▶ **Dataset section**
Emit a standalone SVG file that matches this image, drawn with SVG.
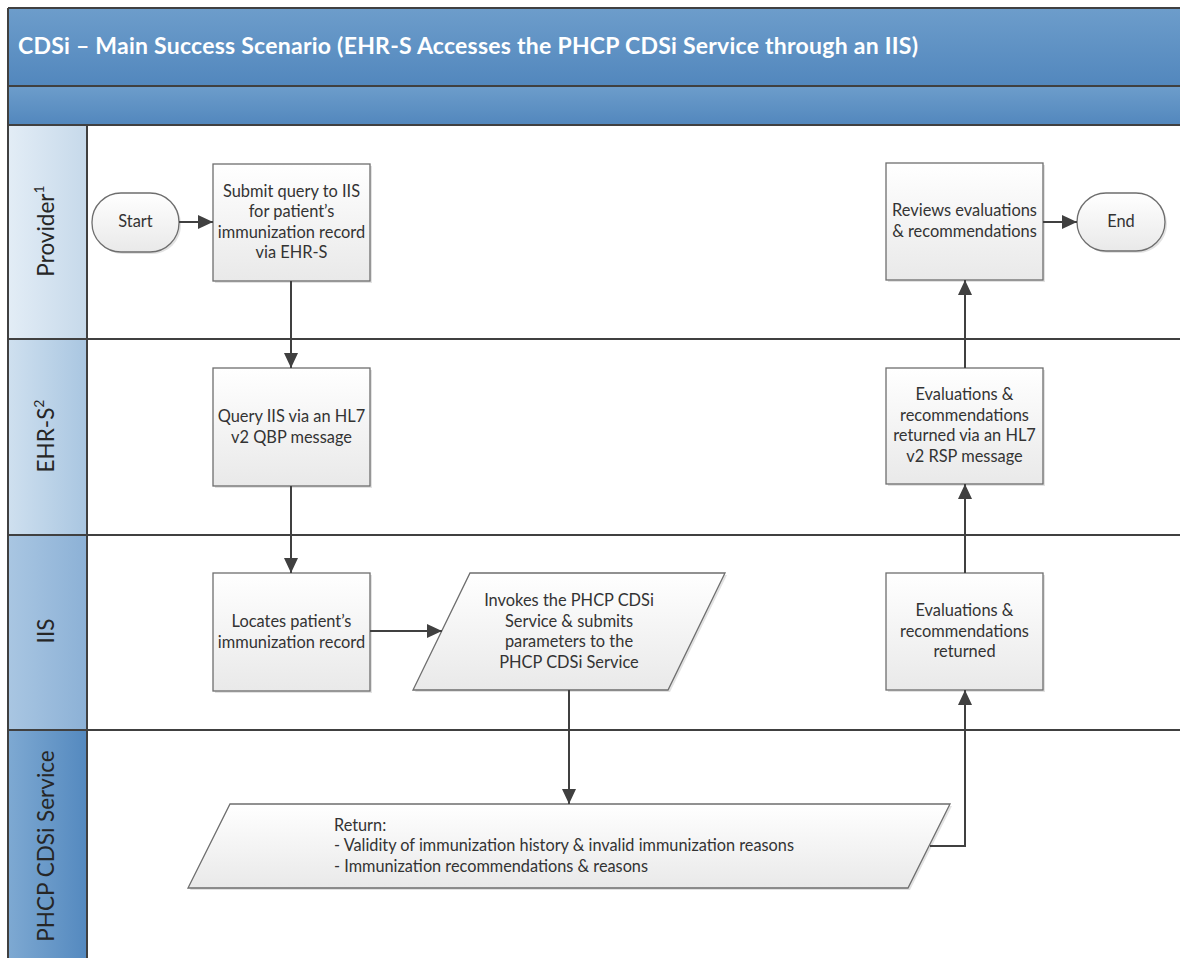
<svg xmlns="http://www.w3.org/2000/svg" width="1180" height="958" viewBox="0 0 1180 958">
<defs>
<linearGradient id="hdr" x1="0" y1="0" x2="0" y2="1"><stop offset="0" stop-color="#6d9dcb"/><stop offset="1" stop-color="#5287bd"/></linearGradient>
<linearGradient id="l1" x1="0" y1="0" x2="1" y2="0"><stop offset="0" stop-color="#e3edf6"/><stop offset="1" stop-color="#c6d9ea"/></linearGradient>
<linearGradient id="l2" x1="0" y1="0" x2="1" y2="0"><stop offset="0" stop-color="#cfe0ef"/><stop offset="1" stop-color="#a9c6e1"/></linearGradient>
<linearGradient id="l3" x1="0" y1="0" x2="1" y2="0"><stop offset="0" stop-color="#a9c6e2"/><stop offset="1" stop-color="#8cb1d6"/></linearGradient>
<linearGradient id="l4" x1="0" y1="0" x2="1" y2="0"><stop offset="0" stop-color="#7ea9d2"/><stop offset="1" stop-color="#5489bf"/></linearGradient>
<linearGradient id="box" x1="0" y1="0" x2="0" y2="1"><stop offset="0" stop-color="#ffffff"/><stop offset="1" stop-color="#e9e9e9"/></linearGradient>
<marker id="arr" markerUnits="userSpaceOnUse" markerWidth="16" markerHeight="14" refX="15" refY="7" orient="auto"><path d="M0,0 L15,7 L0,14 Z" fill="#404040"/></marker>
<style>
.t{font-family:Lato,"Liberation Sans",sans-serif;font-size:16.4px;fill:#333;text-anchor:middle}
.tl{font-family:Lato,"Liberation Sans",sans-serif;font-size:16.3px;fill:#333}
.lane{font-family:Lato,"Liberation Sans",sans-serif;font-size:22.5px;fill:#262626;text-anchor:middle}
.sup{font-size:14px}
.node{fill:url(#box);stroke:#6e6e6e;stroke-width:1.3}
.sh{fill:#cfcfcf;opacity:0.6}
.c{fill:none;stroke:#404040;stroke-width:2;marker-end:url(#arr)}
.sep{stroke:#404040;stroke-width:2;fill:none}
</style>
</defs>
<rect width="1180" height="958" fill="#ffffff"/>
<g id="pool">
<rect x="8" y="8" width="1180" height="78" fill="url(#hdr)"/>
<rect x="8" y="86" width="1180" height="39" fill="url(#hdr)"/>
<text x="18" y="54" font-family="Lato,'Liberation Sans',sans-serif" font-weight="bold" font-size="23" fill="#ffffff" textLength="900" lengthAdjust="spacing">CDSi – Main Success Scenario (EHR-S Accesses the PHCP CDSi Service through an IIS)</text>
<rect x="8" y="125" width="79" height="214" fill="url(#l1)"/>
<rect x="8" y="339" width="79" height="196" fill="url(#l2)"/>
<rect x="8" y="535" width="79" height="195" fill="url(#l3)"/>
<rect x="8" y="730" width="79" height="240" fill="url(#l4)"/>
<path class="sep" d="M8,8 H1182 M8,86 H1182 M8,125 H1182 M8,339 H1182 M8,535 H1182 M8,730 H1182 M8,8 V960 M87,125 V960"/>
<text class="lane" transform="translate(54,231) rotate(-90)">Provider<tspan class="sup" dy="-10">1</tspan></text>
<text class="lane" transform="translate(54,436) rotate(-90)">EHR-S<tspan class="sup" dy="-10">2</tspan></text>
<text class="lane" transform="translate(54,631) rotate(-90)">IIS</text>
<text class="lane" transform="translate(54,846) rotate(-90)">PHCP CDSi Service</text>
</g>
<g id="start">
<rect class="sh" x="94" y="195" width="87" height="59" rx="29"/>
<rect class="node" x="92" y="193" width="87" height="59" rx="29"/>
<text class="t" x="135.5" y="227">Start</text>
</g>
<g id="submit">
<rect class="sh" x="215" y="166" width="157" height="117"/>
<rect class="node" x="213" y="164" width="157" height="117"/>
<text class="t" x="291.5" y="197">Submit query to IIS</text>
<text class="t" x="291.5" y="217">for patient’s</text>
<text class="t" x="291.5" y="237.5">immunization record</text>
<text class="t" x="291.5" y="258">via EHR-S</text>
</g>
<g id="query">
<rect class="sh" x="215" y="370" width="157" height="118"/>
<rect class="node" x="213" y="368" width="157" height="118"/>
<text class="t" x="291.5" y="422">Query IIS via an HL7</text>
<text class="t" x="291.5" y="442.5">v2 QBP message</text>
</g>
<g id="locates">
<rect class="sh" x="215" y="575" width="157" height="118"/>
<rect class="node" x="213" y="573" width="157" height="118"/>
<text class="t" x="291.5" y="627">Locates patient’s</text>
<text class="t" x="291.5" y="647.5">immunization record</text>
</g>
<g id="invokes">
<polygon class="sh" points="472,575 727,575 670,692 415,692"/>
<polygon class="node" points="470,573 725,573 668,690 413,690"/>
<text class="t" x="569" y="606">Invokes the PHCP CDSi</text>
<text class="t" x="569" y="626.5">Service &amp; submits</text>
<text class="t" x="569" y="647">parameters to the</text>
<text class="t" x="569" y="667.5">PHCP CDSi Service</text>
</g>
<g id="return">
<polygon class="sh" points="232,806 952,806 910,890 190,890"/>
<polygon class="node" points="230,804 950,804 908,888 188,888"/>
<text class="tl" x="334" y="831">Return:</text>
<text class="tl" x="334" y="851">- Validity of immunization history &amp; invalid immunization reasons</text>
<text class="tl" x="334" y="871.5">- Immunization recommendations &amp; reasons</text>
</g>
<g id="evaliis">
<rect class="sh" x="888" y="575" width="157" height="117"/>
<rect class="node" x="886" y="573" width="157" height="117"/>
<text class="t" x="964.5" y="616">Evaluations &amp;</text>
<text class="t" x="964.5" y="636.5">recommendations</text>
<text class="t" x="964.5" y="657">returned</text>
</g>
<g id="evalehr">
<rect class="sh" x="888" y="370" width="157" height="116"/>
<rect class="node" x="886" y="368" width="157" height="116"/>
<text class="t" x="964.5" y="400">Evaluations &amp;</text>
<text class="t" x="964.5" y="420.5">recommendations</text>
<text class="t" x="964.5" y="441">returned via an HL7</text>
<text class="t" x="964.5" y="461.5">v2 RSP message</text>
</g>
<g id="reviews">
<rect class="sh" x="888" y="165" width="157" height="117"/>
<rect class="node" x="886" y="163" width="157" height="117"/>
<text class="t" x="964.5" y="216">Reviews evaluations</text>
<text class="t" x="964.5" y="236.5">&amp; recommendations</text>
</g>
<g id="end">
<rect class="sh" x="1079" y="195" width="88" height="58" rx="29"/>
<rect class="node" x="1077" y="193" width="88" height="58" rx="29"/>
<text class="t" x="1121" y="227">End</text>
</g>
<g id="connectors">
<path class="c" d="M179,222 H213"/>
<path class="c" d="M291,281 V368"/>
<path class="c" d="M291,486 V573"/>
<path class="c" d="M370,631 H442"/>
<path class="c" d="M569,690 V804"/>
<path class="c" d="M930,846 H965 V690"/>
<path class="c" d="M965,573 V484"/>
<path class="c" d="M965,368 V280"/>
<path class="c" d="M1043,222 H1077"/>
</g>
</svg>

▶ **Set problem**
Transcribe the listing in full. Omit the pictures and keep every line exact.

▶ **Exercise solution**
Emit a standalone SVG file that matches this image, drawn with SVG.
<svg xmlns="http://www.w3.org/2000/svg" width="1180" height="958" viewBox="0 0 1180 958">
<defs>
<linearGradient id="hdr" x1="0" y1="0" x2="0" y2="1"><stop offset="0" stop-color="#6d9dcb"/><stop offset="1" stop-color="#5287bd"/></linearGradient>
<linearGradient id="l1" x1="0" y1="0" x2="1" y2="0"><stop offset="0" stop-color="#e3edf6"/><stop offset="1" stop-color="#c6d9ea"/></linearGradient>
<linearGradient id="l2" x1="0" y1="0" x2="1" y2="0"><stop offset="0" stop-color="#cfe0ef"/><stop offset="1" stop-color="#a9c6e1"/></linearGradient>
<linearGradient id="l3" x1="0" y1="0" x2="1" y2="0"><stop offset="0" stop-color="#a9c6e2"/><stop offset="1" stop-color="#8cb1d6"/></linearGradient>
<linearGradient id="l4" x1="0" y1="0" x2="1" y2="0"><stop offset="0" stop-color="#7ea9d2"/><stop offset="1" stop-color="#5489bf"/></linearGradient>
<linearGradient id="box" x1="0" y1="0" x2="0" y2="1"><stop offset="0" stop-color="#ffffff"/><stop offset="1" stop-color="#e9e9e9"/></linearGradient>
<marker id="arr" markerUnits="userSpaceOnUse" markerWidth="16" markerHeight="14" refX="15" refY="7" orient="auto"><path d="M0,0 L15,7 L0,14 Z" fill="#404040"/></marker>
<style>
.t{font-family:Lato,"Liberation Sans",sans-serif;font-size:16.4px;fill:#333;text-anchor:middle}
.tl{font-family:Lato,"Liberation Sans",sans-serif;font-size:16.3px;fill:#333}
.lane{font-family:Lato,"Liberation Sans",sans-serif;font-size:22.5px;fill:#262626;text-anchor:middle}
.sup{font-size:14px}
.node{fill:url(#box);stroke:#6e6e6e;stroke-width:1.3}
.sh{fill:#cfcfcf;opacity:0.6}
.c{fill:none;stroke:#404040;stroke-width:2;marker-end:url(#arr)}
.sep{stroke:#404040;stroke-width:2;fill:none}
</style>
</defs>
<rect width="1180" height="958" fill="#ffffff"/>
<g id="pool">
<rect x="8" y="8" width="1180" height="78" fill="url(#hdr)"/>
<rect x="8" y="86" width="1180" height="39" fill="url(#hdr)"/>
<text x="18" y="54" font-family="Lato,'Liberation Sans',sans-serif" font-weight="bold" font-size="23" fill="#ffffff" textLength="900" lengthAdjust="spacing">CDSi – Main Success Scenario (EHR-S Accesses the PHCP CDSi Service through an IIS)</text>
<rect x="8" y="125" width="79" height="214" fill="url(#l1)"/>
<rect x="8" y="339" width="79" height="196" fill="url(#l2)"/>
<rect x="8" y="535" width="79" height="195" fill="url(#l3)"/>
<rect x="8" y="730" width="79" height="240" fill="url(#l4)"/>
<path class="sep" d="M8,8 H1182 M8,86 H1182 M8,125 H1182 M8,339 H1182 M8,535 H1182 M8,730 H1182 M8,8 V960 M87,125 V960"/>
<text class="lane" transform="translate(54,231) rotate(-90)">Provider<tspan class="sup" dy="-10">1</tspan></text>
<text class="lane" transform="translate(54,436) rotate(-90)">EHR-S<tspan class="sup" dy="-10">2</tspan></text>
<text class="lane" transform="translate(54,631) rotate(-90)">IIS</text>
<text class="lane" transform="translate(54,846) rotate(-90)">PHCP CDSi Service</text>
</g>
<g id="start">
<rect class="sh" x="94" y="195" width="87" height="59" rx="29"/>
<rect class="node" x="92" y="193" width="87" height="59" rx="29"/>
<text class="t" x="135.5" y="227">Start</text>
</g>
<g id="submit">
<rect class="sh" x="215" y="166" width="157" height="117"/>
<rect class="node" x="213" y="164" width="157" height="117"/>
<text class="t" x="291.5" y="197">Submit query to IIS</text>
<text class="t" x="291.5" y="217">for patient’s</text>
<text class="t" x="291.5" y="237.5">immunization record</text>
<text class="t" x="291.5" y="258">via EHR-S</text>
</g>
<g id="query">
<rect class="sh" x="215" y="370" width="157" height="118"/>
<rect class="node" x="213" y="368" width="157" height="118"/>
<text class="t" x="291.5" y="422">Query IIS via an HL7</text>
<text class="t" x="291.5" y="442.5">v2 QBP message</text>
</g>
<g id="locates">
<rect class="sh" x="215" y="575" width="157" height="118"/>
<rect class="node" x="213" y="573" width="157" height="118"/>
<text class="t" x="291.5" y="627">Locates patient’s</text>
<text class="t" x="291.5" y="647.5">immunization record</text>
</g>
<g id="invokes">
<polygon class="sh" points="472,575 727,575 670,692 415,692"/>
<polygon class="node" points="470,573 725,573 668,690 413,690"/>
<text class="t" x="569" y="606">Invokes the PHCP CDSi</text>
<text class="t" x="569" y="626.5">Service &amp; submits</text>
<text class="t" x="569" y="647">parameters to the</text>
<text class="t" x="569" y="667.5">PHCP CDSi Service</text>
</g>
<g id="return">
<polygon class="sh" points="232,806 952,806 910,890 190,890"/>
<polygon class="node" points="230,804 950,804 908,888 188,888"/>
<text class="tl" x="334" y="831">Return:</text>
<text class="tl" x="334" y="851">- Validity of immunization history &amp; invalid immunization reasons</text>
<text class="tl" x="334" y="871.5">- Immunization recommendations &amp; reasons</text>
</g>
<g id="evaliis">
<rect class="sh" x="888" y="575" width="157" height="117"/>
<rect class="node" x="886" y="573" width="157" height="117"/>
<text class="t" x="964.5" y="616">Evaluations &amp;</text>
<text class="t" x="964.5" y="636.5">recommendations</text>
<text class="t" x="964.5" y="657">returned</text>
</g>
<g id="evalehr">
<rect class="sh" x="888" y="370" width="157" height="116"/>
<rect class="node" x="886" y="368" width="157" height="116"/>
<text class="t" x="964.5" y="400">Evaluations &amp;</text>
<text class="t" x="964.5" y="420.5">recommendations</text>
<text class="t" x="964.5" y="441">returned via an HL7</text>
<text class="t" x="964.5" y="461.5">v2 RSP message</text>
</g>
<g id="reviews">
<rect class="sh" x="888" y="165" width="157" height="117"/>
<rect class="node" x="886" y="163" width="157" height="117"/>
<text class="t" x="964.5" y="216">Reviews evaluations</text>
<text class="t" x="964.5" y="236.5">&amp; recommendations</text>
</g>
<g id="end">
<rect class="sh" x="1079" y="195" width="88" height="58" rx="29"/>
<rect class="node" x="1077" y="193" width="88" height="58" rx="29"/>
<text class="t" x="1121" y="227">End</text>
</g>
<g id="connectors">
<path class="c" d="M179,222 H213"/>
<path class="c" d="M291,281 V368"/>
<path class="c" d="M291,486 V573"/>
<path class="c" d="M370,631 H442"/>
<path class="c" d="M569,690 V804"/>
<path class="c" d="M930,846 H965 V690"/>
<path class="c" d="M965,573 V484"/>
<path class="c" d="M965,368 V280"/>
<path class="c" d="M1043,222 H1077"/>
</g>
</svg>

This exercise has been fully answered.